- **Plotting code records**

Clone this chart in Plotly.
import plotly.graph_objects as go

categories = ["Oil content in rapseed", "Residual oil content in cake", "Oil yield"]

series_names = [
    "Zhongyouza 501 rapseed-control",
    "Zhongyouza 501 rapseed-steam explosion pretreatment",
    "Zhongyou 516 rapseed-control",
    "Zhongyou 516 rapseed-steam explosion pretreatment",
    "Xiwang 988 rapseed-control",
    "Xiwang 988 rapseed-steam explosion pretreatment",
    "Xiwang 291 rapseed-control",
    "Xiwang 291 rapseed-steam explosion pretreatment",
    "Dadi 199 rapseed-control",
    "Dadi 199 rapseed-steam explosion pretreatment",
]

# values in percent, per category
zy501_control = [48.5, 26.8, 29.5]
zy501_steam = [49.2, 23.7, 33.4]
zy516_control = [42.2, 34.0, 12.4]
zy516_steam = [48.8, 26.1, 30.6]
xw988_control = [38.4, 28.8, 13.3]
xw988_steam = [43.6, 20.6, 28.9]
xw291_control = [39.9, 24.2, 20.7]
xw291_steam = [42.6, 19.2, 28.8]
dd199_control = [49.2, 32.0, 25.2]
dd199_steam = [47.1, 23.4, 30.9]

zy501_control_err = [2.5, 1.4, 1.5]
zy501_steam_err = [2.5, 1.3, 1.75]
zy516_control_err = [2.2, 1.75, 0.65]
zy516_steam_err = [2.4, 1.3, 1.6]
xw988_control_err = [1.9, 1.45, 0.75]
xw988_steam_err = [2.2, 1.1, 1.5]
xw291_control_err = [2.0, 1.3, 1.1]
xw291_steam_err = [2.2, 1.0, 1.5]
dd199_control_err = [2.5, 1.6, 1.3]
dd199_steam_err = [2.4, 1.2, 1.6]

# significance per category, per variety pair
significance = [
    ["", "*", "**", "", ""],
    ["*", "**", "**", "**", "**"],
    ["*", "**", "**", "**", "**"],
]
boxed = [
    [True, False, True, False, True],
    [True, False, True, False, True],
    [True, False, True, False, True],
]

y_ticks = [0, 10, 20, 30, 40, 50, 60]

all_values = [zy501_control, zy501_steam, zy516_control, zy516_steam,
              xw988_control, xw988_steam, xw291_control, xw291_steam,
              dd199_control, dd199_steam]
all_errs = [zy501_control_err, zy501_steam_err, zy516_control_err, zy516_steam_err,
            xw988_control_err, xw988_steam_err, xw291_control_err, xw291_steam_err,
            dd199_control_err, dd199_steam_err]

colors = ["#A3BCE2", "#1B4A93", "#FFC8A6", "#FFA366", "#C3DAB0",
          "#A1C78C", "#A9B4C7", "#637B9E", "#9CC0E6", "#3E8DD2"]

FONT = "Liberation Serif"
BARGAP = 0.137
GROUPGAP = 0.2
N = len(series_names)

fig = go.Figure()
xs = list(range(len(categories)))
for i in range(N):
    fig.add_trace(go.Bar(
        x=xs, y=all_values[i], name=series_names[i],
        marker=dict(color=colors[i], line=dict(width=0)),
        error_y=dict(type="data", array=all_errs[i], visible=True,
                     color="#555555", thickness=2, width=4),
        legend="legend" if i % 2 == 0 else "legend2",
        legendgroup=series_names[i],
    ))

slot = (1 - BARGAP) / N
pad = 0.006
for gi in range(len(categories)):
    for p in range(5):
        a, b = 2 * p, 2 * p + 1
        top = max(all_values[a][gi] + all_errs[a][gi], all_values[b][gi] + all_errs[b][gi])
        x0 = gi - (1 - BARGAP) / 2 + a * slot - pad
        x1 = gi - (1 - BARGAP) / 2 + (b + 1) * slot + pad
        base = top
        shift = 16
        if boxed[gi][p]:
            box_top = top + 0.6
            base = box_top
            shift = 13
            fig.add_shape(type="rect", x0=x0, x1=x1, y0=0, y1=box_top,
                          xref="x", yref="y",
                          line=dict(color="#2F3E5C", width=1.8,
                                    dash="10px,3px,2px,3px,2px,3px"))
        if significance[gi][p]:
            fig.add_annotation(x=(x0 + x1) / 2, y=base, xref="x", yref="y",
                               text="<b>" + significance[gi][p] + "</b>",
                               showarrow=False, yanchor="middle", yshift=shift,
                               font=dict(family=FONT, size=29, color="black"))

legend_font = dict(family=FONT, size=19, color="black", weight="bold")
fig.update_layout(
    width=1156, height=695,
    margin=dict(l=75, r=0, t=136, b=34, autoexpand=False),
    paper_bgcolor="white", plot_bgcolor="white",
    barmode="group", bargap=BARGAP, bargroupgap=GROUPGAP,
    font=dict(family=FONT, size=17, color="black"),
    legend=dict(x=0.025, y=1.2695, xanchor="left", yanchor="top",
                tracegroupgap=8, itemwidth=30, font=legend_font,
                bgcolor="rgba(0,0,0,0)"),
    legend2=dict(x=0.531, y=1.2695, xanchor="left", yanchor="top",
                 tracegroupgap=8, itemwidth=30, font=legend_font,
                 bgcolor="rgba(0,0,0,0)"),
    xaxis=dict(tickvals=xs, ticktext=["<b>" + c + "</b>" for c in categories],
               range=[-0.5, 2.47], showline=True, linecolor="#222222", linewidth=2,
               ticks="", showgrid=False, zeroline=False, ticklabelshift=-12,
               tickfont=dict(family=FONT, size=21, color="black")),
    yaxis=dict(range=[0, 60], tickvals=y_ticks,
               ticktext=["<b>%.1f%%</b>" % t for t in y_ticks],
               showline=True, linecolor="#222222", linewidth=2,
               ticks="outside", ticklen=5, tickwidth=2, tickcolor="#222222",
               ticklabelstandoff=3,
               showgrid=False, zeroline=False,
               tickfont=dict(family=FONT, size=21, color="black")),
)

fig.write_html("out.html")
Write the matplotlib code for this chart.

- **TASK DESCRIPTION**
Return the material in full, exactly as shown.

- **OUTPUT FOR THIS TASK**
Clone this chart in Plotly.
import plotly.graph_objects as go

categories = ["Oil content in rapseed", "Residual oil content in cake", "Oil yield"]

series_names = [
    "Zhongyouza 501 rapseed-control",
    "Zhongyouza 501 rapseed-steam explosion pretreatment",
    "Zhongyou 516 rapseed-control",
    "Zhongyou 516 rapseed-steam explosion pretreatment",
    "Xiwang 988 rapseed-control",
    "Xiwang 988 rapseed-steam explosion pretreatment",
    "Xiwang 291 rapseed-control",
    "Xiwang 291 rapseed-steam explosion pretreatment",
    "Dadi 199 rapseed-control",
    "Dadi 199 rapseed-steam explosion pretreatment",
]

# values in percent, per category
zy501_control = [48.5, 26.8, 29.5]
zy501_steam = [49.2, 23.7, 33.4]
zy516_control = [42.2, 34.0, 12.4]
zy516_steam = [48.8, 26.1, 30.6]
xw988_control = [38.4, 28.8, 13.3]
xw988_steam = [43.6, 20.6, 28.9]
xw291_control = [39.9, 24.2, 20.7]
xw291_steam = [42.6, 19.2, 28.8]
dd199_control = [49.2, 32.0, 25.2]
dd199_steam = [47.1, 23.4, 30.9]

zy501_control_err = [2.5, 1.4, 1.5]
zy501_steam_err = [2.5, 1.3, 1.75]
zy516_control_err = [2.2, 1.75, 0.65]
zy516_steam_err = [2.4, 1.3, 1.6]
xw988_control_err = [1.9, 1.45, 0.75]
xw988_steam_err = [2.2, 1.1, 1.5]
xw291_control_err = [2.0, 1.3, 1.1]
xw291_steam_err = [2.2, 1.0, 1.5]
dd199_control_err = [2.5, 1.6, 1.3]
dd199_steam_err = [2.4, 1.2, 1.6]

# significance per category, per variety pair
significance = [
    ["", "*", "**", "", ""],
    ["*", "**", "**", "**", "**"],
    ["*", "**", "**", "**", "**"],
]
boxed = [
    [True, False, True, False, True],
    [True, False, True, False, True],
    [True, False, True, False, True],
]

y_ticks = [0, 10, 20, 30, 40, 50, 60]

all_values = [zy501_control, zy501_steam, zy516_control, zy516_steam,
              xw988_control, xw988_steam, xw291_control, xw291_steam,
              dd199_control, dd199_steam]
all_errs = [zy501_control_err, zy501_steam_err, zy516_control_err, zy516_steam_err,
            xw988_control_err, xw988_steam_err, xw291_control_err, xw291_steam_err,
            dd199_control_err, dd199_steam_err]

colors = ["#A3BCE2", "#1B4A93", "#FFC8A6", "#FFA366", "#C3DAB0",
          "#A1C78C", "#A9B4C7", "#637B9E", "#9CC0E6", "#3E8DD2"]

FONT = "Liberation Serif"
BARGAP = 0.137
GROUPGAP = 0.2
N = len(series_names)

fig = go.Figure()
xs = list(range(len(categories)))
for i in range(N):
    fig.add_trace(go.Bar(
        x=xs, y=all_values[i], name=series_names[i],
        marker=dict(color=colors[i], line=dict(width=0)),
        error_y=dict(type="data", array=all_errs[i], visible=True,
                     color="#555555", thickness=2, width=4),
        legend="legend" if i % 2 == 0 else "legend2",
        legendgroup=series_names[i],
    ))

slot = (1 - BARGAP) / N
pad = 0.006
for gi in range(len(categories)):
    for p in range(5):
        a, b = 2 * p, 2 * p + 1
        top = max(all_values[a][gi] + all_errs[a][gi], all_values[b][gi] + all_errs[b][gi])
        x0 = gi - (1 - BARGAP) / 2 + a * slot - pad
        x1 = gi - (1 - BARGAP) / 2 + (b + 1) * slot + pad
        base = top
        shift = 16
        if boxed[gi][p]:
            box_top = top + 0.6
            base = box_top
            shift = 13
            fig.add_shape(type="rect", x0=x0, x1=x1, y0=0, y1=box_top,
                          xref="x", yref="y",
                          line=dict(color="#2F3E5C", width=1.8,
                                    dash="10px,3px,2px,3px,2px,3px"))
        if significance[gi][p]:
            fig.add_annotation(x=(x0 + x1) / 2, y=base, xref="x", yref="y",
                               text="<b>" + significance[gi][p] + "</b>",
                               showarrow=False, yanchor="middle", yshift=shift,
                               font=dict(family=FONT, size=29, color="black"))

legend_font = dict(family=FONT, size=19, color="black", weight="bold")
fig.update_layout(
    width=1156, height=695,
    margin=dict(l=75, r=0, t=136, b=34, autoexpand=False),
    paper_bgcolor="white", plot_bgcolor="white",
    barmode="group", bargap=BARGAP, bargroupgap=GROUPGAP,
    font=dict(family=FONT, size=17, color="black"),
    legend=dict(x=0.025, y=1.2695, xanchor="left", yanchor="top",
                tracegroupgap=8, itemwidth=30, font=legend_font,
                bgcolor="rgba(0,0,0,0)"),
    legend2=dict(x=0.531, y=1.2695, xanchor="left", yanchor="top",
                 tracegroupgap=8, itemwidth=30, font=legend_font,
                 bgcolor="rgba(0,0,0,0)"),
    xaxis=dict(tickvals=xs, ticktext=["<b>" + c + "</b>" for c in categories],
               range=[-0.5, 2.47], showline=True, linecolor="#222222", linewidth=2,
               ticks="", showgrid=False, zeroline=False, ticklabelshift=-12,
               tickfont=dict(family=FONT, size=21, color="black")),
    yaxis=dict(range=[0, 60], tickvals=y_ticks,
               ticktext=["<b>%.1f%%</b>" % t for t in y_ticks],
               showline=True, linecolor="#222222", linewidth=2,
               ticks="outside", ticklen=5, tickwidth=2, tickcolor="#222222",
               ticklabelstandoff=3,
               showgrid=False, zeroline=False,
               tickfont=dict(family=FONT, size=21, color="black")),
)

fig.write_html("out.html")
Write the matplotlib code for this chart.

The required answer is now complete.